With so many families in need and hurting and wanting and waiting, it's difficult to know where or how to begin. Help will eventually come from several sources, but what about immediate needs? What about the older folks who don't have pillows? What about the kids who don't have shoes? What about the parents, sick themselves, trying to take care of the coughing baby? So much is being done and so many are volunteering, but this situation is absurd. To have the oppotunity to be in the midst of it and able to have some type of impact is a great opportunity.
I went with our minister to senior adults (Mike) and his administrative assistant (Sandy) to one of the shelters today. Each of us drove, assuming we'd need the all the space we could offer to transport the large family Mike had met earlier in the week. We arrived and walked through the facility and I was again speechless at cot after cot jammed together in the buildings. We found a few of the teenage girls and they helped gather up the rest of the family and we headed out to Target, not only to allow them to go shopping, but to allow them a chance to get out of the same walls they've been staring at the past several days.
There were ten in the family that we took: two adult females, three teenage girls, two pre-teens girls, two three-year old boys, and a two-year old girl. Once we arrived at Target, we got them Icees and began to shop. I spent my time pushing Remuel and Harold (the three-year olds) around in a cart and got to hang out with them for a few hours. What cute, adorable, crazy kids. Since the older girls were shopping for themselves and the younger kids, these guys got pretty bored after they finished their Icees. Harold had to go to the bathroom, so I got to take him. Completely unsure of his potty-training and potty-abilities, I awkwardly walked into the men's room and took to a urinal. He was ok from there, though he needed help buttoning his pants. I helped him wash his hands too. Good, I thought, that wasn't too bad.
As we stepped to the exit, he told me he had to go poop too. He walked up to the stalls and found both of them occupied, so we waited with him doing a bit of a dance trying to hold it in. Finally, someone stepped out and we stepped in. Yes, both of us stepped in. He got on the potty and stunk up the place; I didn't know kids had that in them. He asked me to hand him some tissue, which I did and asked if he needed help. He nonchalantly looked up at me and said, "No thank you, I can wipe my own butt." Oh, I almost lost it. He finished up and we washed his hands again, then joined back up with the group who were headquartered in the girls' underwear section.
The two boys and I played in the aisles, sometimes consisting of me chasing one then the other through the store asking them to come back.

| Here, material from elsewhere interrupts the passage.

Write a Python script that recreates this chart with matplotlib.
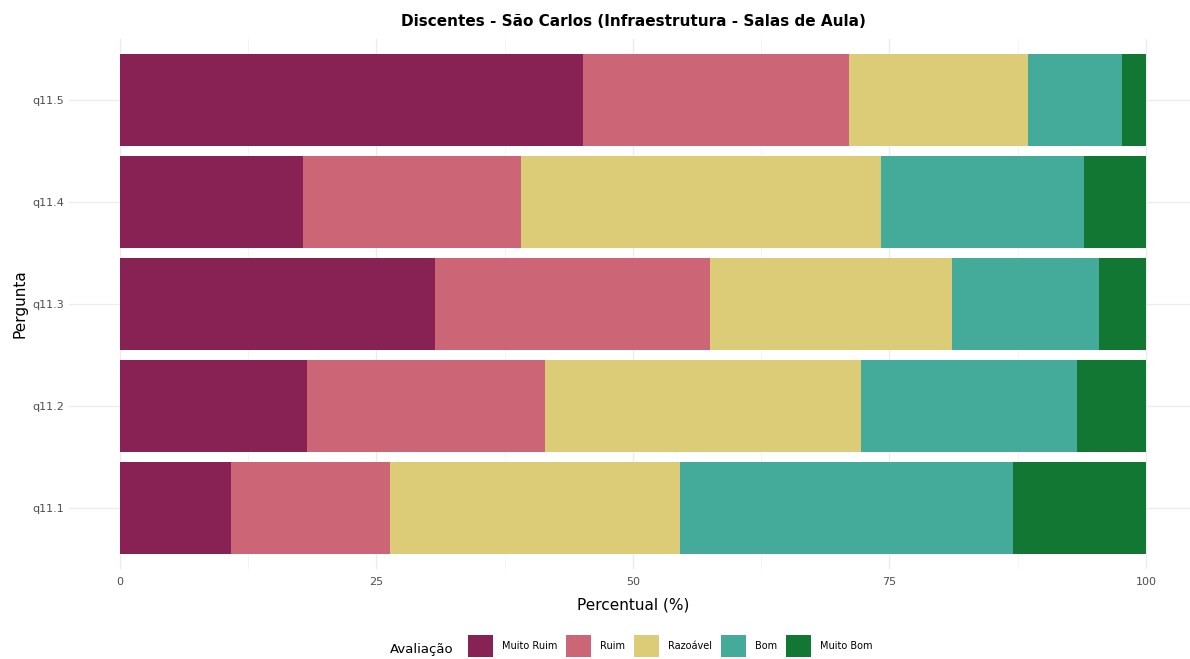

I pushed them around in the cart and showed them different things. I took them to pick out a toy, which was quite an event. I can't imagine having kids and even dreaming of going near one of those aisles. Marketers for these stores and products are awful; they know exactly what they're doing to make the kids say, "I want that one" for everything. (I'm sure this is not news to you parents out there; my sympathy for your headaches from the screaming.) The boys found a truck they liked and took that to check-out.
When we got to the parking lot, the girls went back in for a CD player Sandy was going to buy them, so I put the boys in my truck to get some pictures. Here are a couple of them:


It was such a touching, sweet, and energy-consuming time with those boys and their family, but incredibly worth every second and penny. I don't write this to pat anyone on the back; I write it to remind myself that there's only so much we can each do. The feelings I felt walking back to the shelter with all those bags from Target for this family were of wanting to do the same for each person we passed by. I had the thoughts of "Are we setting this family up to be resented? Are they now targets for those who are looking to steal? Was all the money spent done so wisely? Is this a time of generosity or spreading the wealth as far as possible?"
So I write to help me sleep, and I'll sleep somewhat better knowing that almost twenty people are going to bed tonight having experienced the love of Jesus (possibly for the first time), whether they knew it or not. What was done today, from the money spent to the hugs I received from Remuel and Harold when I left, may merely be a drop in the bucket of all the needs that exist. But not to them. We're heroes.
And it's nice for God's people to be thought of like that, since we are in his image, but being heroes in their eyes is not what matters. What matters is our communities following our hearts to movements such as these. I'm not going to be able to go back near that shelter without finding those boys, if only to say hi. Things like this touch deeply, for every party involved. Our hearts will lead to many different endeavors, but I hope that we'll find ourselves with the hurting ones along those paths. I hope we'll love and touch and hold and encourage directly, be the literal hands and feet of Jesus to those scattered throughout our country.
Selfishly I ask (out of what's touched me), if you have the chance to visit a shelter, please do so. Find a story to listen to. Find someone to hug. Find a tear to dry. And when you do, you'll find God already there, working and comforting, and waiting to catch the drops we hold to fill the bucket.